In practical terms, security combines cryptographic guarantees with operational controls, including committee diversity, controlled service rollout, and active infrastructure monitoring.
Network Governance
The TACEO Network is currently operationally coordinated by TACEO.
This launch-phase governance model prioritizes safety and reliability for privacy-critical production workloads.
Current governance responsibilities include:
- approving services and circuit deployments
- managing node participation and infrastructure requirements
- coordinating protocol and software upgrades
- managing incident response and operational continuity
Application participation
Applications using the network are involved in upgrade coordination for the services they depend on.
Major changes are coordinated through an off-chain process with production integrators so service evolution is aligned with real workload requirements.
Node participation
The network is operated by a set of independent node operators.
Node operators are currently curated to ensure reliability and security. Organizations with privacy-critical workloads may also participate as operators where appropriate.
Evolution
Governance is expected to broaden as service adoption and operator participation grow.

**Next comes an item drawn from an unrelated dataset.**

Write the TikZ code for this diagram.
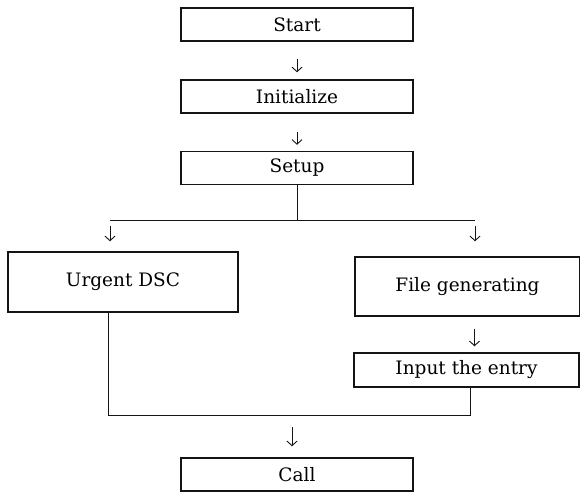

Future iterations may introduce additional shared-control mechanisms for service approvals, registry management, and network standards.
Roadmap
The TACEO Network is evolving toward a more distributed and scalable infrastructure for confidential computation.
Key areas of development include:
Expansion of Node Operators
Increasing the number and diversity of independent infrastructure operators participating in the network.
Hardware-based attestation
Exploring the use of confidential computing technologies such as AMD SEV-SNP and Intel TDX to provide additional assurances that nodes execute approved software.
Improved developer integrations
Expanding APIs, SDKs, and tooling to simplify integration of privacy services into applications.
These developments aim to make confidential computation infrastructure more robust, accessible, and scalable for real-world applications.